What the task asks:
Quote each line of the material verbatim, without the pictures.
━━━
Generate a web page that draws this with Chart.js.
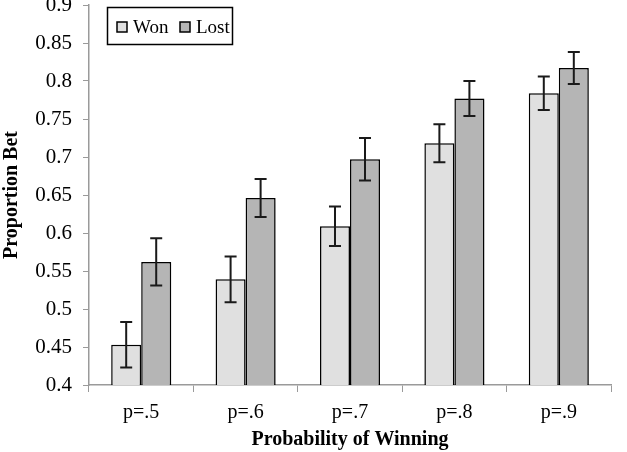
<!DOCTYPE html>
<html>
<head>
<meta charset="utf-8">
<script src="https://cdn.jsdelivr.net/npm/chart.js@4.4.1/dist/chart.umd.min.js"></script>
<style>
  body { margin: 0; background: #fff; }
  #wrap { width: 627px; height: 452px; position: relative; }
</style>
</head>
<body>
<div id="wrap"><canvas id="myBarChart"></canvas></div>
<script>
var categories = ['p=.5', 'p=.6', 'p=.7', 'p=.8', 'p=.9'];
var wonValues = [0.453, 0.539, 0.609, 0.718, 0.784];
var lostValues = [0.562, 0.646, 0.697, 0.777, 0.817];
var wonErr = [0.030, 0.030, 0.026, 0.025, 0.022];
var lostErr = [0.031, 0.025, 0.028, 0.023, 0.021];
var seriesNames = ['Won', 'Lost'];

var serif = '"Liberation Serif", "Times New Roman", serif';

// bar drop shadow
var shadowPlugin = {
  id: 'shadow',
  beforeDatasetDraw: function(chart) {
    var c = chart.ctx;
    c.save();
    c.shadowColor = 'rgba(0,0,0,0.25)';
    c.shadowBlur = 3;
    c.shadowOffsetX = 2;
    c.shadowOffsetY = 1;
  },
  afterDatasetDraw: function(chart) {
    chart.ctx.restore();
  }
};

// error bars from the err arrays
var errorBars = {
  id: 'errorBars',
  afterDatasetsDraw: function(chart) {
    var c = chart.ctx;
    var y = chart.scales.y;
    var errs = [wonErr, lostErr];
    c.save();
    c.strokeStyle = '#1a1a1a';
    c.lineWidth = 2;
    chart.data.datasets.forEach(function(ds, i) {
      var meta = chart.getDatasetMeta(i);
      meta.data.forEach(function(bar, j) {
        var v = ds.data[j], e = errs[i][j];
        var top = y.getPixelForValue(v + e);
        var bot = y.getPixelForValue(v - e);
        var x = bar.x;
        c.beginPath();
        c.moveTo(x, top); c.lineTo(x, bot);
        c.moveTo(x - 6, top); c.lineTo(x + 6, top);
        c.moveTo(x - 6, bot); c.lineTo(x + 6, bot);
        c.stroke();
      });
    });
    c.restore();
  }
};

// boxed legend inside the plot, top left
var boxLegend = {
  id: 'boxLegend',
  afterDraw: function(chart) {
    var c = chart.ctx;
    var a = chart.chartArea;
    var x0 = a.left + 18, y0 = a.top + 2;
    c.save();
    c.strokeStyle = '#000';
    c.lineWidth = 1.5;
    c.strokeRect(x0 + 0.5, y0 + 0.5, 125, 37);
    c.font = '19px ' + serif;
    c.textBaseline = 'middle';
    c.fillStyle = '#000';
    var cy = y0 + 20;
    var xs = [x0 + 10, x0 + 73];
    chart.data.datasets.forEach(function(ds, i) {
      c.fillStyle = ds.backgroundColor;
      c.fillRect(xs[i], cy - 5, 10, 10);
      c.lineWidth = 1.5;
      c.strokeRect(xs[i], cy - 5, 10, 10);
      c.fillStyle = '#000';
      c.fillText(ds.label, xs[i] + 16, cy + 1);
    });
    c.restore();
  }
};

document.addEventListener('DOMContentLoaded', function() {
  var ctx = document.getElementById('myBarChart').getContext('2d');
  var myBarChart = new Chart(ctx, {
    type: 'bar',
    data: {
      labels: categories,
      datasets: [
        { label: seriesNames[0], data: wonValues, backgroundColor: '#e0e0e0', borderColor: '#000', borderWidth: 1.5 },
        { label: seriesNames[1], data: lostValues, backgroundColor: '#b5b5b5', borderColor: '#000', borderWidth: 1.5 }
      ]
    },
    options: {
      responsive: true,
      maintainAspectRatio: false,
      animation: false,
      categoryPercentage: 0.575,
      barPercentage: 1.0,
      layout: { padding: { left: 0, right: 16, top: 5, bottom: 0 } },
      plugins: { legend: { display: false }, tooltip: { enabled: false } },
      scales: {
        x: {
          grid: { drawOnChartArea: false, color: '#9a9a9a', tickLength: 7, offset: true },
          border: { color: '#9a9a9a', width: 1.5 },
          ticks: { color: '#000', font: { family: serif, size: 20 }, padding: 9 },
          title: { display: true, text: 'Probability of Winning', color: '#000',
                   font: { family: serif, size: 20, weight: 'bold' }, padding: { top: 0, bottom: 0 } },
          afterFit: function(s) { s.height = 67; s.paddingLeft = 0; s.paddingRight = 0; }
        },
        y: {
          min: 0.4,
          max: 0.9,
          grid: { drawOnChartArea: false, color: '#9a9a9a', tickLength: 6 },
          border: { color: '#9a9a9a', width: 1.5 },
          ticks: {
            stepSize: 0.05, color: '#000', padding: 11,
            font: { family: serif, size: 21 },
            callback: function(v) { return String(parseFloat(v.toFixed(2))); }
          },
          title: { display: true, text: 'Proportion Bet', color: '#000',
                   font: { family: serif, size: 20, weight: 'bold' }, padding: { top: 0, bottom: 0 } },
          afterFit: function(s) { s.width = 89; s.paddingTop = 0; s.paddingBottom = 0; }
        }
      }
    },
    plugins: [shadowPlugin, errorBars, boxLegend]
  });
});
</script>
</body>
</html>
━━━
Complete output:
Generate a web page that draws this with Chart.js.
<!DOCTYPE html>
<html>
<head>
<meta charset="utf-8">
<script src="https://cdn.jsdelivr.net/npm/chart.js@4.4.1/dist/chart.umd.min.js"></script>
<style>
  body { margin: 0; background: #fff; }
  #wrap { width: 627px; height: 452px; position: relative; }
</style>
</head>
<body>
<div id="wrap"><canvas id="myBarChart"></canvas></div>
<script>
var categories = ['p=.5', 'p=.6', 'p=.7', 'p=.8', 'p=.9'];
var wonValues = [0.453, 0.539, 0.609, 0.718, 0.784];
var lostValues = [0.562, 0.646, 0.697, 0.777, 0.817];
var wonErr = [0.030, 0.030, 0.026, 0.025, 0.022];
var lostErr = [0.031, 0.025, 0.028, 0.023, 0.021];
var seriesNames = ['Won', 'Lost'];

var serif = '"Liberation Serif", "Times New Roman", serif';

// bar drop shadow
var shadowPlugin = {
  id: 'shadow',
  beforeDatasetDraw: function(chart) {
    var c = chart.ctx;
    c.save();
    c.shadowColor = 'rgba(0,0,0,0.25)';
    c.shadowBlur = 3;
    c.shadowOffsetX = 2;
    c.shadowOffsetY = 1;
  },
  afterDatasetDraw: function(chart) {
    chart.ctx.restore();
  }
};

// error bars from the err arrays
var errorBars = {
  id: 'errorBars',
  afterDatasetsDraw: function(chart) {
    var c = chart.ctx;
    var y = chart.scales.y;
    var errs = [wonErr, lostErr];
    c.save();
    c.strokeStyle = '#1a1a1a';
    c.lineWidth = 2;
    chart.data.datasets.forEach(function(ds, i) {
      var meta = chart.getDatasetMeta(i);
      meta.data.forEach(function(bar, j) {
        var v = ds.data[j], e = errs[i][j];
        var top = y.getPixelForValue(v + e);
        var bot = y.getPixelForValue(v - e);
        var x = bar.x;
        c.beginPath();
        c.moveTo(x, top); c.lineTo(x, bot);
        c.moveTo(x - 6, top); c.lineTo(x + 6, top);
        c.moveTo(x - 6, bot); c.lineTo(x + 6, bot);
        c.stroke();
      });
    });
    c.restore();
  }
};

// boxed legend inside the plot, top left
var boxLegend = {
  id: 'boxLegend',
  afterDraw: function(chart) {
    var c = chart.ctx;
    var a = chart.chartArea;
    var x0 = a.left + 18, y0 = a.top + 2;
    c.save();
    c.strokeStyle = '#000';
    c.lineWidth = 1.5;
    c.strokeRect(x0 + 0.5, y0 + 0.5, 125, 37);
    c.font = '19px ' + serif;
    c.textBaseline = 'middle';
    c.fillStyle = '#000';
    var cy = y0 + 20;
    var xs = [x0 + 10, x0 + 73];
    chart.data.datasets.forEach(function(ds, i) {
      c.fillStyle = ds.backgroundColor;
      c.fillRect(xs[i], cy - 5, 10, 10);
      c.lineWidth = 1.5;
      c.strokeRect(xs[i], cy - 5, 10, 10);
      c.fillStyle = '#000';
      c.fillText(ds.label, xs[i] + 16, cy + 1);
    });
    c.restore();
  }
};

document.addEventListener('DOMContentLoaded', function() {
  var ctx = document.getElementById('myBarChart').getContext('2d');
  var myBarChart = new Chart(ctx, {
    type: 'bar',
    data: {
      labels: categories,
      datasets: [
        { label: seriesNames[0], data: wonValues, backgroundColor: '#e0e0e0', borderColor: '#000', borderWidth: 1.5 },
        { label: seriesNames[1], data: lostValues, backgroundColor: '#b5b5b5', borderColor: '#000', borderWidth: 1.5 }
      ]
    },
    options: {
      responsive: true,
      maintainAspectRatio: false,
      animation: false,
      categoryPercentage: 0.575,
      barPercentage: 1.0,
      layout: { padding: { left: 0, right: 16, top: 5, bottom: 0 } },
      plugins: { legend: { display: false }, tooltip: { enabled: false } },
      scales: {
        x: {
          grid: { drawOnChartArea: false, color: '#9a9a9a', tickLength: 7, offset: true },
          border: { color: '#9a9a9a', width: 1.5 },
          ticks: { color: '#000', font: { family: serif, size: 20 }, padding: 9 },
          title: { display: true, text: 'Probability of Winning', color: '#000',
                   font: { family: serif, size: 20, weight: 'bold' }, padding: { top: 0, bottom: 0 } },
          afterFit: function(s) { s.height = 67; s.paddingLeft = 0; s.paddingRight = 0; }
        },
        y: {
          min: 0.4,
          max: 0.9,
          grid: { drawOnChartArea: false, color: '#9a9a9a', tickLength: 6 },
          border: { color: '#9a9a9a', width: 1.5 },
          ticks: {
            stepSize: 0.05, color: '#000', padding: 11,
            font: { family: serif, size: 21 },
            callback: function(v) { return String(parseFloat(v.toFixed(2))); }
          },
          title: { display: true, text: 'Proportion Bet', color: '#000',
                   font: { family: serif, size: 20, weight: 'bold' }, padding: { top: 0, bottom: 0 } },
          afterFit: function(s) { s.width = 89; s.paddingTop = 0; s.paddingBottom = 0; }
        }
      }
    },
    plugins: [shadowPlugin, errorBars, boxLegend]
  });
});
</script>
</body>
</html>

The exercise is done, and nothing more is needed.